Schleicher Electronic collaborates with internationally known research facilities, such as the Fraunhofer Institutes and the Technische Universität Berlin. The company is also a member of SERCOS International e.V. – an open, real-time interface for drives.

== History ==
The company was founded as “Schleicher Relais Werke” by Otto Schleicher in 1937. In 1958, “Schleicher Relais Werke” presented the MZ 54 time-delay relay at the first industrial trade fair in Hannover. It was the first multifunctional time-delay relay, and due to its purely electromechanical basis, is still used in many ways. Electromechanical (and later electronic) time-delay relays made “Schleicher Relais Werke” internationally known.

In 1976, Schleicher developed and marketed a programmable controller (PLC). In collaboration with the Fraunhofer Institute, Schleicher developed a numerical control (NC) kernel in 1983. They are one of the few CNC manufacturers with their own software kernel.
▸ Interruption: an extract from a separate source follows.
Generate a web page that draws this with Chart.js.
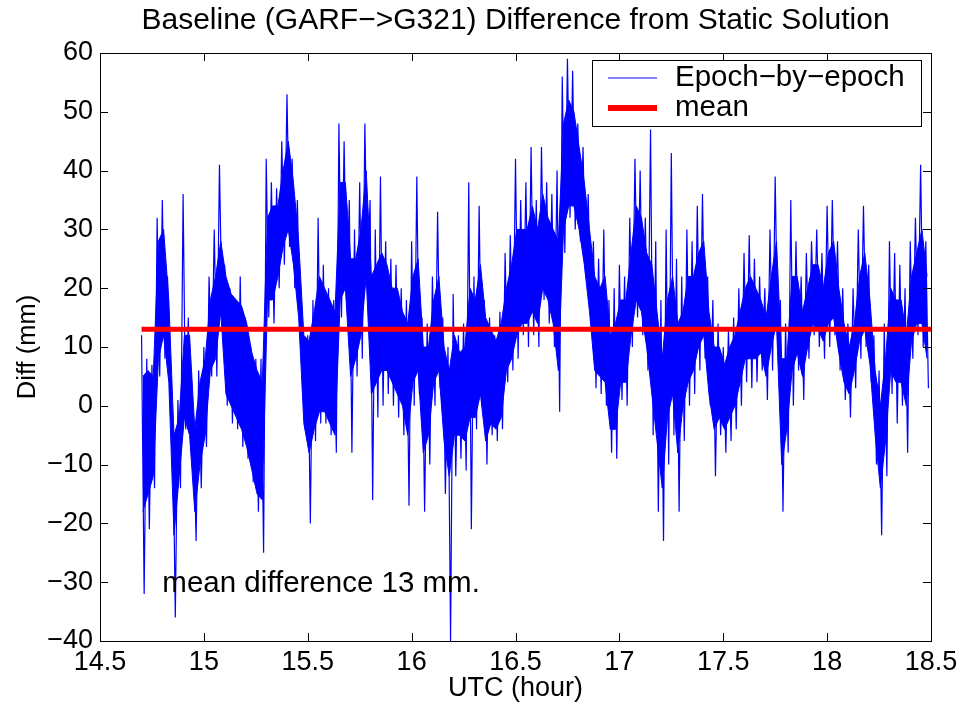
<!DOCTYPE html>
<html>
<head>
<meta charset="utf-8">
<title>Baseline difference</title>
<script src="https://cdn.jsdelivr.net/npm/chart.js@4.4.1/dist/chart.umd.min.js"></script>
<style>
    html, body { margin: 0; padding: 0; background: #fff; }
    #wrap { width: 965px; height: 706px; }
</style>
</head>
<body>
<div id="wrap"><canvas id="myChart" width="965" height="706"></canvas></div>
<script>
// epoch-by-epoch trace in 0.025 h bins starting at 14.7 h
// highs/lows = needle tips, coreHighs/coreLows = edges of the solid blue band
const startHour = 14.7;
const stepHour = 0.025;
const highs = [
    12, 8, 7, 32, 35, 22, -2, 1, 36, 15, -2, 6, 10, 22, 30, 41, 24, 20, 18, 22,
    15, 10, 8, 8, 42, 38, 37, 45, 53, 42, 35, 13, 12, 18, 32, 24, 20, 18, 48, 45,
    35, 30, 38, 48, 35, 30, 39, 28, 25, 24, 20, 18, 28, 39, 15, 14, 22, 33, 15, 10,
    19, 12, 14, 38, 22, 34, 18, 15, 12, 16, 26, 29, 42, 35, 38, 44, 35, 44, 38, 36,
    40, 56, 59, 57, 48, 44, 36, 28, 25, 30, 18, 20, 24, 22, 32, 42, 40, 32, 47, 28,
    18, 30, 43, 25, 22, 30, 28, 34, 36, 22, 18, 14, 10, 13, 15, 20, 26, 29, 25, 22,
    20, 30, 39, 18, 14, 35, 28, 22, 26, 28, 30, 26, 34, 35, 28, 20, 14, 20, 30, 34,
    24, 12, 6, 14, 28, 26, 24, 20, 28, 32, 41, 28
];
const lows = [
    -32, -21, -14, 5, 8, 2, -36, -14, -4, -7, -23, -14, -7, 5, 5, 15, 0, -3, -4, -7,
    -9, -13, -18, -25, 15, 14, 20, 24, 27, 20, 13, -4, -20, -6, -3, -3, -5, -8, 15, 18,
    -8, 5, 8, 20, -16, -2, 0, 2, 0, -2, -5, -17, 0, 2, -18, -10, 0, 3, -15, -40,
    -12, -9, -11, -21, -4, 0, -10, -5, -6, -4, 4, 6, 8, 12, 10, 12, 10, 18, 14, 10,
    -1, 26, 32, 30, 28, 22, 14, 3, 2, 0, -8, -9, 1, 0, 10, 15, 12, 6, -5, -18,
    -23, -10, -5, -18, -6, 0, 2, 6, 8, 0, -12, -5, -8, -6, -4, 0, 4, 3, 4, 6,
    1, 6, 10, -18, -8, 0, 6, 1, 8, 12, 10, 8, 10, 12, 6, 1, -2, 3, 8, 10,
    4, -10, -22, -12, 2, -3, 0, -8, 8, 12, 10, 3
];
const coreHighs = [
    5, 6, 5, 28, 30, 18, -5, -2, 12, 12, -4, 4, 8, 18, 22, 28, 22, 19, 18, 17,
    14, 9, 6, 4, 32, 34, 34, 40, 45, 38, 28, 12, 11, 16, 22, 20, 18, 16, 38, 38,
    25, 25, 30, 40, 22, 24, 26, 24, 20, 20, 16, 14, 22, 25, 10, 10, 18, 22, 10, 6,
    12, 9, 10, 20, 18, 24, 15, 13, 11, 14, 20, 24, 30, 30, 30, 34, 30, 36, 32, 30,
    28, 48, 52, 50, 44, 38, 30, 22, 20, 22, 12, 14, 18, 18, 26, 34, 32, 26, 24, 16,
    8, 18, 22, 14, 16, 22, 22, 26, 28, 16, 10, 10, 7, 10, 12, 16, 20, 22, 20, 18,
    15, 22, 28, 8, 8, 22, 22, 16, 20, 24, 24, 20, 26, 28, 20, 14, 10, 14, 22, 26,
    18, 6, 0, 8, 20, 18, 18, 12, 22, 26, 30, 22
];
const coreLows = [
    -18, -15, -12, 8, 12, 4, -22, -12, -2, -5, -18, -10, -5, 6, 8, 16, 2, 0, -2, -4,
    -7, -11, -15, -16, 18, 18, 22, 27, 30, 24, 15, -3, -8, -4, -1, -1, -3, -5, 18, 20,
    5, 8, 12, 22, 2, 4, 6, 6, 4, 2, 0, -5, 4, 6, -8, -5, 4, 6, -6, -12,
    -5, -5, -6, -2, -2, 2, -6, -3, -4, -2, 6, 8, 12, 14, 14, 16, 14, 20, 18, 14,
    6, 30, 34, 34, 30, 24, 16, 6, 5, 4, -4, -4, 4, 4, 12, 18, 16, 10, 2, -6,
    -14, -2, 2, -8, 0, 4, 6, 10, 12, 2, -4, -2, -4, -2, 0, 4, 8, 8, 8, 9,
    5, 10, 14, -10, -4, 6, 9, 5, 10, 14, 13, 11, 14, 15, 9, 4, 2, 6, 11, 13,
    7, -5, -14, -6, 6, 4, 4, 0, 11, 14, 14, 8
];
const meanValue = 13;
const meanHours = [14.7, 18.5];
const xTickValues = [14.5, 15, 15.5, 16, 16.5, 17, 17.5, 18, 18.5];
const yTickValues = [-40, -30, -20, -10, 0, 10, 20, 30, 40, 50, 60];

const FONT = "'Liberation Sans', Arial, Helvetica, sans-serif";
const BLUE = 'rgb(0,0,255)';

function binPoints(values, offset) {
    return values.map((v, k) => ({ x: startHour + (k + offset) * stepHour, y: v }));
}

// needles: high at the bin start, low half a bin later
function zigzag() {
    const pts = [];
    highs.forEach((h, k) => {
        pts.push({ x: startHour + k * stepHour, y: h });
        pts.push({ x: startHour + (k + 0.5) * stepHour, y: lows[k] });
    });
    return pts;
}

function minusSign(v) {
    return String(v).replace('-', '\u2212');
}

// matlab style box with inward ticks on all four sides
const axesBox = {
    id: 'axesBox',
    afterDatasetsDraw(chart) {
        const { ctx, chartArea: a, scales: { x, y } } = chart;
        const len = 8;
        ctx.save();
        ctx.strokeStyle = '#000';
        ctx.lineWidth = 1;
        ctx.beginPath();
        x.ticks.forEach(t => {
            const px = Math.round(x.getPixelForValue(t.value)) + 0.5;
            ctx.moveTo(px, a.bottom); ctx.lineTo(px, a.bottom - len);
            ctx.moveTo(px, a.top); ctx.lineTo(px, a.top + len);
        });
        y.ticks.forEach(t => {
            const py = Math.round(y.getPixelForValue(t.value)) + 0.5;
            ctx.moveTo(a.left, py); ctx.lineTo(a.left + len, py);
            ctx.moveTo(a.right, py); ctx.lineTo(a.right - len, py);
        });
        ctx.stroke();
        ctx.strokeRect(Math.round(a.left) + 0.5, Math.round(a.top) + 0.5, Math.round(a.width), Math.round(a.height));
        ctx.restore();
    }
};

const noteText = {
    id: 'noteText',
    afterDatasetsDraw(chart, args, opts) {
        const { ctx, scales: { x, y } } = chart;
        ctx.save();
        ctx.fillStyle = '#000';
        ctx.font = '29.5px ' + FONT;
        ctx.textAlign = 'left';
        ctx.textBaseline = 'middle';
        ctx.fillText(opts.text, x.getPixelForValue(opts.at[0]), y.getPixelForValue(opts.at[1]));
        ctx.restore();
    }
};

const boxLegend = {
    id: 'boxLegend',
    afterDraw(chart) {
        const { ctx, chartArea: a } = chart;
        const w = 329, h = 66;
        const left = a.right - 10 - w;
        const top = a.top + 7;
        ctx.save();
        ctx.fillStyle = '#fff';
        ctx.fillRect(left, top, w, h);
        ctx.strokeStyle = '#000';
        ctx.lineWidth = 1;
        ctx.strokeRect(left + 0.5, top + 0.5, w, h);
        chart.data.datasets.filter(ds => ds.label).forEach((ds, i) => {
            const ly = top + 18 + i * 30;
            ctx.strokeStyle = ds.borderColor;
            ctx.lineWidth = i === 0 ? 1 : 6;
            ctx.beginPath();
            ctx.moveTo(left + 16, ly);
            ctx.lineTo(left + 65, ly);
            ctx.stroke();
            ctx.fillStyle = '#000';
            ctx.font = '29.5px ' + FONT;
            ctx.textBaseline = 'middle';
            ctx.fillText(ds.label, left + 83, ly);
        });
        ctx.restore();
    }
};

new Chart(document.getElementById('myChart'), {
    type: 'line',
    data: {
        datasets: [
            {
                label: 'Epoch\u2212by\u2212epoch',
                data: zigzag(),
                borderColor: BLUE,
                borderWidth: 1.2,
                pointRadius: 0,
                tension: 0,
                order: 2
            },
            {
                label: 'mean',
                data: meanHours.map(h => ({ x: h, y: meanValue })),
                borderColor: 'rgb(255,0,0)',
                borderWidth: 5,
                pointRadius: 0,
                order: 1
            },
            // solid part of the trace
            {
                data: binPoints(coreHighs, 0.25),
                borderColor: BLUE,
                borderWidth: 1,
                backgroundColor: BLUE,
                fill: '+1',
                pointRadius: 0,
                order: 3
            },
            {
                data: binPoints(coreLows, 0.25),
                borderColor: BLUE,
                borderWidth: 1,
                pointRadius: 0,
                order: 4
            }
        ]
    },
    options: {
        responsive: false,
        animation: false,
        devicePixelRatio: 1,
        layout: { padding: { left: 0, right: 34, top: 0, bottom: 0 } },
        plugins: {
            legend: { display: false },
            tooltip: { enabled: false },
            filler: { propagate: false },
            title: {
                display: true,
                fullSize: false,
                text: 'Baseline (GARF\u2212>G321) Difference from Static Solution',
                color: '#000',
                font: { family: FONT, size: 30, weight: 'normal', lineHeight: 1.2 },
                padding: { top: 3, bottom: 14 }
            },
            noteText: { text: 'mean difference 13 mm.', at: [14.8, -30.3] }
        },
        scales: {
            x: {
                type: 'linear',
                min: 14.5,
                max: 18.5,
                afterBuildTicks: s => { s.ticks = xTickValues.map(v => ({ value: v })); },
                afterFit: s => { s.height = 65; },
                grid: { display: false, drawTicks: false },
                border: { display: false },
                ticks: {
                    color: '#000',
                    padding: 5,
                    maxRotation: 0,
                    autoSkip: false,
                    font: { family: FONT, size: 27 },
                    callback: v => minusSign(v)
                },
                title: {
                    display: true,
                    text: 'UTC (hour)',
                    color: '#000',
                    font: { family: FONT, size: 27, lineHeight: 1 },
                    padding: { top: 0, bottom: 4 }
                }
            },
            y: {
                type: 'linear',
                min: -40,
                max: 60,
                afterBuildTicks: s => { s.ticks = yTickValues.map(v => ({ value: v })); },
                afterFit: s => { s.width = 100; },
                grid: { display: false, drawTicks: false },
                border: { display: false },
                ticks: {
                    color: '#000',
                    padding: 7,
                    font: { family: FONT, size: 27 },
                    callback: v => minusSign(v)
                },
                title: {
                    display: true,
                    text: 'Diff (mm)',
                    color: '#000',
                    font: { family: FONT, size: 25.5, lineHeight: 1 },
                    padding: { top: 15, bottom: 0 }
                }
            }
        }
    },
    plugins: [axesBox, noteText, boxLegend]
});
</script>
</body>
</html>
In 1986, the company received the Berlin-Brandenburg Innovation Prize for an “Online Curve Interpolator” for generating free-form curves (in NC machines). In 1988, the Promodul-U CNC-RC-PLC system was introduced, and safety control devices were introduced to the market in 1989. In 1995, production was changed from assembly-belt production to group-workstations, a very new concept at the time. Starting in 2003, Schleicher Electronic was acquired by Wieland Group. Wieland incorporated Schleicher into the parent company in certain product areas and discontinued a series of product developments. At that time, Schleicher was mainly a production and development company and dependent on the sales department of Wieland, until they were sold to Aurelius AG in 2007. After reorganization, the expansion of the sales department and establishment in the Asian market, Aurelius AG sold the company in the summer of 2013 to entrepreneur Sven Dübbers.